SET EXERCISE ▸
The first line to copy is the one with "Convert this chart to Apache ECharts code."; the last is the one with "36, 38, 40];". Copy each line in that range exactly, leaving out all others.

┄┄┄┄┄┄

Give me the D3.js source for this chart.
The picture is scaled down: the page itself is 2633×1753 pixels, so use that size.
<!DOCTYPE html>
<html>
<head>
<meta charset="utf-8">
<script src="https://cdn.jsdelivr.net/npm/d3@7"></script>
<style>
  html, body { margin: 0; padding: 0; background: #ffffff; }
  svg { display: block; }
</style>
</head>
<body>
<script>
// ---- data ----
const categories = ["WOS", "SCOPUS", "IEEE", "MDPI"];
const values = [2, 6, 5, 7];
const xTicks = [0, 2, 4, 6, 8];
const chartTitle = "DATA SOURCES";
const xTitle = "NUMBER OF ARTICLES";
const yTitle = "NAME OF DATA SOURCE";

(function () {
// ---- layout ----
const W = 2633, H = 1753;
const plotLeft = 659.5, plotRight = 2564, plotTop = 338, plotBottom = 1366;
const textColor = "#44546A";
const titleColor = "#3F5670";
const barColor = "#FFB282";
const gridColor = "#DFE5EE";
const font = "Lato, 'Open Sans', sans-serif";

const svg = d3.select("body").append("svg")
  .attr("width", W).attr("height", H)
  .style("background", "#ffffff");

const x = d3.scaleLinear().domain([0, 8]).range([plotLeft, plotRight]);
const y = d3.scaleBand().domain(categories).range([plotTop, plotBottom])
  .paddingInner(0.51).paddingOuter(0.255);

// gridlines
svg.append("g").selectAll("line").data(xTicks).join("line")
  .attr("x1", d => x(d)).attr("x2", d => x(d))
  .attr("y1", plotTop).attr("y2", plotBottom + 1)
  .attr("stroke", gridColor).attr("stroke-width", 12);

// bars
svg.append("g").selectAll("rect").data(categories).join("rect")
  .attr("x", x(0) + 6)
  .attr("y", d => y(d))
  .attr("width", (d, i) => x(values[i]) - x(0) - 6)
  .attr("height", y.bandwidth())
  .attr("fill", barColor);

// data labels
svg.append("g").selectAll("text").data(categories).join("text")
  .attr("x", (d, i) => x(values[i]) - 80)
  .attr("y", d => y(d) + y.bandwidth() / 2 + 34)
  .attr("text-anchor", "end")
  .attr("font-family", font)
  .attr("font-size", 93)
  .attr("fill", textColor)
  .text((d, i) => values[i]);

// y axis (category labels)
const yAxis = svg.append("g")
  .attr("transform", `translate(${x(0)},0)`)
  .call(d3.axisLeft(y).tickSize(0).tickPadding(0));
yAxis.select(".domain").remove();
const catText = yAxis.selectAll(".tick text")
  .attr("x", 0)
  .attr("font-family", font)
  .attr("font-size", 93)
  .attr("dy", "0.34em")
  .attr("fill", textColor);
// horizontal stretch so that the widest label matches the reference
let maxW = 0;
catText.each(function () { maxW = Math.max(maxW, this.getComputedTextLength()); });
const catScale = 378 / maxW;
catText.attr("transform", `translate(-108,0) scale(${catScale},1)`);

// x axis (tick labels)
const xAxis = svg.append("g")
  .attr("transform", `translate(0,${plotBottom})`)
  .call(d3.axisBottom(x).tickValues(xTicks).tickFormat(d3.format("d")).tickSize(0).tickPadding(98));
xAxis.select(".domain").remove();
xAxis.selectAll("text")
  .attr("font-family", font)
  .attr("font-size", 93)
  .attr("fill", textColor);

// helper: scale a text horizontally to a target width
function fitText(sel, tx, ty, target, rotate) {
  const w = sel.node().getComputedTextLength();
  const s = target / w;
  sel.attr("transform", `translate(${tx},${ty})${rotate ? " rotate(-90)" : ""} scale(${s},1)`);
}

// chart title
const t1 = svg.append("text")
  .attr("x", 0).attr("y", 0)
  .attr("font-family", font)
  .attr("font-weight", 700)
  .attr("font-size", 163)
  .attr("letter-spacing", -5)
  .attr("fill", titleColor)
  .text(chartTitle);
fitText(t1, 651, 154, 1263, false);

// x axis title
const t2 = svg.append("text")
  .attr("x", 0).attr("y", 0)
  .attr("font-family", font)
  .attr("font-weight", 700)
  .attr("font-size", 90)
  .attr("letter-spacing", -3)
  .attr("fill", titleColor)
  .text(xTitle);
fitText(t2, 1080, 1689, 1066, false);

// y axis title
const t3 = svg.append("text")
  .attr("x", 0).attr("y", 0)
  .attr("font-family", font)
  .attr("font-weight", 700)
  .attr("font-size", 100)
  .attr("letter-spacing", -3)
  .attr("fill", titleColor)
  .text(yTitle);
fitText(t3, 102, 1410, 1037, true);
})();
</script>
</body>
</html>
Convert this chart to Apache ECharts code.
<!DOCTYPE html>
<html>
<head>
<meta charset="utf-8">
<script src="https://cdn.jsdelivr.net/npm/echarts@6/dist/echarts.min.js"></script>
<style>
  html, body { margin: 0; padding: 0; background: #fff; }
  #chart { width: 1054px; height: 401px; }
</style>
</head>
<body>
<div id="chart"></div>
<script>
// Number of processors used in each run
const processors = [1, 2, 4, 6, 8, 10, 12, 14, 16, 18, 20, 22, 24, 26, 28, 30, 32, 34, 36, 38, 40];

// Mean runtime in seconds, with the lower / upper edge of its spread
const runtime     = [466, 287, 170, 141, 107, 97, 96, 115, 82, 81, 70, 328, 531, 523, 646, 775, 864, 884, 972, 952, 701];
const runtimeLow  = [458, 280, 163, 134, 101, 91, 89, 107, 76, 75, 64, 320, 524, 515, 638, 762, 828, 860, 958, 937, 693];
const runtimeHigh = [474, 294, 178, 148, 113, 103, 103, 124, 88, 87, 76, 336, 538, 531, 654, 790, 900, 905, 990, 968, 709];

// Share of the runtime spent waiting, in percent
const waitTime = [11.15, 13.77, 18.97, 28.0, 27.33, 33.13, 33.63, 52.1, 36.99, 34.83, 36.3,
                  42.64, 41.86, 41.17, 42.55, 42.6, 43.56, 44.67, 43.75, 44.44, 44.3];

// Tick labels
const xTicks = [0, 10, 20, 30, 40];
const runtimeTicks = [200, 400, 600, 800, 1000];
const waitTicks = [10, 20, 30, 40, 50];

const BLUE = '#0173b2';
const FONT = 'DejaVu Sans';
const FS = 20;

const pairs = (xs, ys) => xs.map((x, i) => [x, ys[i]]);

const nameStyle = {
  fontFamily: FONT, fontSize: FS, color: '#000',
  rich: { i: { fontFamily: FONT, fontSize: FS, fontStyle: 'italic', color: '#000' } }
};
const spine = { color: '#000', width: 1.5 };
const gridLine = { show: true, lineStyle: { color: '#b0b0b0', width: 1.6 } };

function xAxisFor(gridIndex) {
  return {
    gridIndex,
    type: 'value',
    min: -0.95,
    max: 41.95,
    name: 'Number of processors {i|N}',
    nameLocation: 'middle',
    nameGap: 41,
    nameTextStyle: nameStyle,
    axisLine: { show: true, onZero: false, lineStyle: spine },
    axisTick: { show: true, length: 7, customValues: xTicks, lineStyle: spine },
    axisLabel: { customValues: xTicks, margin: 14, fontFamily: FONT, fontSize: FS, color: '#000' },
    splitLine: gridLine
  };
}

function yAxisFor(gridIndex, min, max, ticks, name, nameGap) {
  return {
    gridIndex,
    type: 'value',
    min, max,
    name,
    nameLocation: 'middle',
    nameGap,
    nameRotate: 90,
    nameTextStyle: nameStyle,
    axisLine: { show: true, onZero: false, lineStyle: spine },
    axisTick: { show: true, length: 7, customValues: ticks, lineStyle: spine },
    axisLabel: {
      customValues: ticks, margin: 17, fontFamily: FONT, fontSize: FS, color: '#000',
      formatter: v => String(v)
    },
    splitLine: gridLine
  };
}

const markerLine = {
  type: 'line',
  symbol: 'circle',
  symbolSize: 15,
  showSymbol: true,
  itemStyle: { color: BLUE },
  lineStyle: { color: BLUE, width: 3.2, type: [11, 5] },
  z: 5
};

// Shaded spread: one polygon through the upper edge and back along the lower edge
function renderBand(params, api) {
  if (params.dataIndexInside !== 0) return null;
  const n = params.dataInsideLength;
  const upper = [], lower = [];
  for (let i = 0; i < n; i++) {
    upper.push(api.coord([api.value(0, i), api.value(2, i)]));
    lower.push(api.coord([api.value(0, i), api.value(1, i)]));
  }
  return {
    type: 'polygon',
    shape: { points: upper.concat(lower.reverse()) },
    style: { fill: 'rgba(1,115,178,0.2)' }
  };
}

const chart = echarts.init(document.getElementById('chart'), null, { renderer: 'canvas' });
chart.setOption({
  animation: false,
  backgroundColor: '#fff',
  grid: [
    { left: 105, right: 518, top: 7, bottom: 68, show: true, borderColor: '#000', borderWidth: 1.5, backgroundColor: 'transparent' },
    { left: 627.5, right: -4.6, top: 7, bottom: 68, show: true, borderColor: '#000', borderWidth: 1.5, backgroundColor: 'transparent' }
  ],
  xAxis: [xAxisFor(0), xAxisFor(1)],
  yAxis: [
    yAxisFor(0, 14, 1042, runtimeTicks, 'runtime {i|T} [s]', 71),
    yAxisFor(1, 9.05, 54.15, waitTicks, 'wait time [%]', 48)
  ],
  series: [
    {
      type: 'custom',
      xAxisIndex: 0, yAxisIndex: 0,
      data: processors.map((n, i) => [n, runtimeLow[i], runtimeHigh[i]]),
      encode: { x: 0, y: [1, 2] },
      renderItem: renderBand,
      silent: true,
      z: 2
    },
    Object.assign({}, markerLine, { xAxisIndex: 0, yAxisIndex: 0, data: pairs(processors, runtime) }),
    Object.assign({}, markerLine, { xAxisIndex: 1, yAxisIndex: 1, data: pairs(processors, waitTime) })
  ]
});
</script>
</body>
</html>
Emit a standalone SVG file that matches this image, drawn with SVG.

┄┄┄┄┄┄

WRITTEN REPLY ▸
Convert this chart to Apache ECharts code.
<!DOCTYPE html>
<html>
<head>
<meta charset="utf-8">
<script src="https://cdn.jsdelivr.net/npm/echarts@6/dist/echarts.min.js"></script>
<style>
  html, body { margin: 0; padding: 0; background: #fff; }
  #chart { width: 1054px; height: 401px; }
</style>
</head>
<body>
<div id="chart"></div>
<script>
// Number of processors used in each run
const processors = [1, 2, 4, 6, 8, 10, 12, 14, 16, 18, 20, 22, 24, 26, 28, 30, 32, 34, 36, 38, 40];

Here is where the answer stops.